The high-flying Australian dollar has struck a bit of turbulence

Flying High. Paramount Pictures. Source: IMDB

The Australian dollar had a rough session on Tuesday, sliding on the back of profit-taking and a sharp plunge in iron ore future in China.

To put its performance into perspective, it even fell against the greenback, the whipping boy of currency markets since the beginning of the year.

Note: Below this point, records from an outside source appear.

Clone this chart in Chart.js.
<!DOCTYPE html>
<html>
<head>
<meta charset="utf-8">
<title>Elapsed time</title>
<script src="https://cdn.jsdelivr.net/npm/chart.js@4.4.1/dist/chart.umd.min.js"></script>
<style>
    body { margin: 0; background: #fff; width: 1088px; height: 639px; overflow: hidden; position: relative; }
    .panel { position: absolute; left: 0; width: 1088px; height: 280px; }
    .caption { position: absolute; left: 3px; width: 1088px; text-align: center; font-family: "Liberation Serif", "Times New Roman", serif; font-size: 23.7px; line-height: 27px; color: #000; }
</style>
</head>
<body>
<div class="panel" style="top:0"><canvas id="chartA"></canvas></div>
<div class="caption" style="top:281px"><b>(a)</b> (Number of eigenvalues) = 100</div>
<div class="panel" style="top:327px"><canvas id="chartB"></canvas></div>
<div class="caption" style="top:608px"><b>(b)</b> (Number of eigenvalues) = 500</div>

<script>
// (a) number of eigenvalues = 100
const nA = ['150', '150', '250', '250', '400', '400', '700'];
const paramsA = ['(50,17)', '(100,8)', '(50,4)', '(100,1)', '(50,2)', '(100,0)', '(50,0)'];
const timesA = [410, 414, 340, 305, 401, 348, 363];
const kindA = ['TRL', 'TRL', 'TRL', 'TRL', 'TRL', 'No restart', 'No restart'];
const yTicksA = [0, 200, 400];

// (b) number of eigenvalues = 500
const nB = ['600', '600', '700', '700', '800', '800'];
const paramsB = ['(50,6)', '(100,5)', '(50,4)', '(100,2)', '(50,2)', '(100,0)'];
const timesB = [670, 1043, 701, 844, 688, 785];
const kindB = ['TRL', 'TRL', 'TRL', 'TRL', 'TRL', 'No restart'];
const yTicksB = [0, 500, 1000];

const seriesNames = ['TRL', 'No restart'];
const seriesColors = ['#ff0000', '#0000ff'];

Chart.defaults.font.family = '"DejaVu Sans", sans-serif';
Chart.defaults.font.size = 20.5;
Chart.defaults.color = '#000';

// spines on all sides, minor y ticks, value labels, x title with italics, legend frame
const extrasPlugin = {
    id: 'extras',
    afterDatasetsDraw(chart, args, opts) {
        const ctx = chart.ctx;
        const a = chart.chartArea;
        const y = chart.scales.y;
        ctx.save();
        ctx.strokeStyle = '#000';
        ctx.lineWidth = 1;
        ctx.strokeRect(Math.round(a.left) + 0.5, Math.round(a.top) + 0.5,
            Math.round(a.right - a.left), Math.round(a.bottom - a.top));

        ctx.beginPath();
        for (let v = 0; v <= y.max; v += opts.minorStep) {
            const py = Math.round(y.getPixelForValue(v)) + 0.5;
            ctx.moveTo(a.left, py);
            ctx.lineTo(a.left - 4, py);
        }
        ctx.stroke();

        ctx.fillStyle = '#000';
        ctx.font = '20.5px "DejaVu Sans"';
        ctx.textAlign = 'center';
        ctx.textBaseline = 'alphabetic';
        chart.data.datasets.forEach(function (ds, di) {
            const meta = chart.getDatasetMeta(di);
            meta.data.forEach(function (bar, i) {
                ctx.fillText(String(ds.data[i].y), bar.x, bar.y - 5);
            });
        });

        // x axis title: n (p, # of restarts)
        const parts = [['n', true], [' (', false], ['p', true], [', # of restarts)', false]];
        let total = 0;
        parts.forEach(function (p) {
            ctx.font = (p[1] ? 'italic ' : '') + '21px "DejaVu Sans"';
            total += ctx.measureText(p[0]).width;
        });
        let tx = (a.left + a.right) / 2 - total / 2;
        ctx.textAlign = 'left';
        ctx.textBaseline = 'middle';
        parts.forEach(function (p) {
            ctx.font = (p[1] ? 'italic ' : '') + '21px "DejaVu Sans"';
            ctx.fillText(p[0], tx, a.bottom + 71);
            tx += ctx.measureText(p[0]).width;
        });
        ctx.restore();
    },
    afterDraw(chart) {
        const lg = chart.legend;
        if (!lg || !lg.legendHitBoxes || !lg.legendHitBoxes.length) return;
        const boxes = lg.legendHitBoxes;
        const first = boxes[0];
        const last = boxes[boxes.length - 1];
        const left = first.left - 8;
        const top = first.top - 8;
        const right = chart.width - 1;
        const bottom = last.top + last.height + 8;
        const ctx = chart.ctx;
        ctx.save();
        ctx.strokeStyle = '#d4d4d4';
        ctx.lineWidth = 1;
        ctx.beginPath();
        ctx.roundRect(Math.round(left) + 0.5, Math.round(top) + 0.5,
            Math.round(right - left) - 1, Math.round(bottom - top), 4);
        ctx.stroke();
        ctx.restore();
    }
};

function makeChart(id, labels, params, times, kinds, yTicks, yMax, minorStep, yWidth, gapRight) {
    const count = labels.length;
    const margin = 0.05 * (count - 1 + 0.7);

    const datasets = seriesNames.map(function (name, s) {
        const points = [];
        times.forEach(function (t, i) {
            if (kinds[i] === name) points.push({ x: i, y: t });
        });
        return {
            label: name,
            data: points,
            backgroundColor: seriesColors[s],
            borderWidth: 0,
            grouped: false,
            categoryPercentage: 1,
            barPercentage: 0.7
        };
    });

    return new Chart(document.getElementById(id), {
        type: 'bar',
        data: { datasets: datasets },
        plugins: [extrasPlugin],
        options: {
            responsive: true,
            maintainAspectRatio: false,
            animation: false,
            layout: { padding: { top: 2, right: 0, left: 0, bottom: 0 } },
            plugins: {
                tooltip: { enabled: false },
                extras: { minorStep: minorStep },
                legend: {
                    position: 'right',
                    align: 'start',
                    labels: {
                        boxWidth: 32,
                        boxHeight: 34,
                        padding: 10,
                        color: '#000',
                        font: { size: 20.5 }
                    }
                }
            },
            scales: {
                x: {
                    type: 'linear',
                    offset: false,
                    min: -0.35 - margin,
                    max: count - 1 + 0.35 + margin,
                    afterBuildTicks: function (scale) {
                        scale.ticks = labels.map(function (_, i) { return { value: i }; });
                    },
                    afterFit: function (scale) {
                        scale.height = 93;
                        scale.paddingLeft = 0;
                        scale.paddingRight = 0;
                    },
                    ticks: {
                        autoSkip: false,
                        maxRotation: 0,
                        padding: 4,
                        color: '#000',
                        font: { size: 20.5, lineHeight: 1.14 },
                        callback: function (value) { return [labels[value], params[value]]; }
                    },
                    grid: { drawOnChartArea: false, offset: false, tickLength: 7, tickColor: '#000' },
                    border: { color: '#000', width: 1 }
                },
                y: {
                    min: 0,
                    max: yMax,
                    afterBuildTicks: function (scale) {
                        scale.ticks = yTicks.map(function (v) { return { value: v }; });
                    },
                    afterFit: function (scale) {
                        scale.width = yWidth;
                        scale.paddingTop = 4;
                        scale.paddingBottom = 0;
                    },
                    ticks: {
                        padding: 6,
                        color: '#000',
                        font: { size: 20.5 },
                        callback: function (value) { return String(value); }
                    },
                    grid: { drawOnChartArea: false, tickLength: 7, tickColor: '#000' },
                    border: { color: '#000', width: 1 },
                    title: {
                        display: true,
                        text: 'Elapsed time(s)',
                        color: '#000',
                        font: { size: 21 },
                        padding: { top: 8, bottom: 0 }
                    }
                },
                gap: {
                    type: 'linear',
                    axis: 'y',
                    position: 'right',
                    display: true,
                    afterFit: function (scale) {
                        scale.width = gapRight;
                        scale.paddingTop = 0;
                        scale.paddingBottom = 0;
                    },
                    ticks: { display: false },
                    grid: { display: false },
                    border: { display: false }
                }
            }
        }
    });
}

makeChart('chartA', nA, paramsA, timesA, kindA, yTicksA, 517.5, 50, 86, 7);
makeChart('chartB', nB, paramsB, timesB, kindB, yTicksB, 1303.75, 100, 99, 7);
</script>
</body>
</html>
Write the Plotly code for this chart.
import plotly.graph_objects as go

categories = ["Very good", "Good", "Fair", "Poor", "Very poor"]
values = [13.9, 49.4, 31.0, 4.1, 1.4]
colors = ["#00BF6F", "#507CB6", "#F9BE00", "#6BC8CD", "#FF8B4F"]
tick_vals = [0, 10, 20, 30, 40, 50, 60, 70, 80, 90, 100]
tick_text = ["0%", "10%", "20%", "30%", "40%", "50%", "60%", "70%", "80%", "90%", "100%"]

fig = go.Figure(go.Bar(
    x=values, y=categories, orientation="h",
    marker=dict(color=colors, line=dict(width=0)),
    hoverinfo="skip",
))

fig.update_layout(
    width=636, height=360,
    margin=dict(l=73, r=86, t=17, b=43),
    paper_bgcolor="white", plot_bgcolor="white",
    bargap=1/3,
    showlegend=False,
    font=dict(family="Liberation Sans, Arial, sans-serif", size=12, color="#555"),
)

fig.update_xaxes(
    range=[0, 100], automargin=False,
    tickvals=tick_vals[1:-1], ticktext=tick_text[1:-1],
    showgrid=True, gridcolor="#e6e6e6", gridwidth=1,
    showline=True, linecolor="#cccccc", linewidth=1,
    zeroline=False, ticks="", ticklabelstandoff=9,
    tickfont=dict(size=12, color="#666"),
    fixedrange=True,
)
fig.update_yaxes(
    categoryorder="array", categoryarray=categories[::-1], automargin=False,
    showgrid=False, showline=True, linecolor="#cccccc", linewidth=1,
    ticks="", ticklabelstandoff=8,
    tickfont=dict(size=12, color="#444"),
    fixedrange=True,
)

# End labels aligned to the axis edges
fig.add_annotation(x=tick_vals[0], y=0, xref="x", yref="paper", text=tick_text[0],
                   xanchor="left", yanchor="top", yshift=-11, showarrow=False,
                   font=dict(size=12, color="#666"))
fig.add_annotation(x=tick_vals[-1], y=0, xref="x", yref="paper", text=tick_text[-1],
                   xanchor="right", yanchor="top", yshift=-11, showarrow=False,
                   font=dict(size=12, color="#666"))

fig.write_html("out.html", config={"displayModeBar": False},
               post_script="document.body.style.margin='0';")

Yes, the Aussie was that weak.

Here’s the scoreboard as at 7.55am AEDT.

AUD/USD 0.7996 , -0.0021 , -0.26%
AUD/JPY 88.21 , -0.71 , -0.80%
AUD/CNH 5.1172 , -0.0156 , -0.30%
AUD/EUR 0.6503 , -0.0034 , -0.52%
AUD/GBP 0.5713 , -0.0018 , -0.31%
AUD/NZD 1.0864 , -0.0073 , -0.67%
AUD/CAD 0.9936 , -0.0039 , -0.39%

After gyrating in early Asian trade, the AUD/USD broker to the downside midway through the session, coinciding with a sharp plunge in Chinese iron ore futures which fell by close to 5%.

“[It] provided a reason to sell the Aussie,” said David de Garis, Economist at the National Australia Bank.

Base metals prices also fell, providing another headwind for the commodity-linked Aussie.

Along with an inability to break convincingly above the 80 cent level in recent days, this likely prompted profit-taking from traders.

However, after falling to as low as .7957, the Aussie has almost predictably recovered most of its early losses, gaining on the back of higher crude prices, strength in stocks, a stablisation in iron ore futures overnight along with renewed US dollar selling.

The weakness in greenback followed strong second-tier economic data out of Europe, something that helped to lift the euro and British pound.

“[The] USD remained on the defensive despite some sharp intra-day moves,” said Elliot Clarke and Tim Riddell, Strategists at Westpac Bank. “EUR and GBP flirted around their respective big-figures [of 1.2300 and 1.4000], supported by sound data but failed to add to their recent trends.”

Largely reflecting that renewed US dollar weakness, the AUD/USD currently trades at .7966.

AUD/USD Hourly Chart

Turning to the session ahead, there is almost nothing of significance on the economic calendar with only a smattering of second-tier releases scheduled.

In Australia, the Westpac-MI Leading Index will be released at 10.30am AEDT. That will be followed by Japanese trade and flash manufacturing PMI data at 10.50am and 11.30am AEDT respectively.

They will come and go without causing a ripple across the markets.

That’s it for Asia in terms of what’s coming up. If there ever was a day to knockoff work early and enjoy some downtime, this could be it.

Later in the session, there’ll be some focus on the release of flash manufacturing PMI readings from the eurozone and US.

UK unemployment data, along with US home prices, existing home sales and weekly crude oil inventories from the EIA will also be released.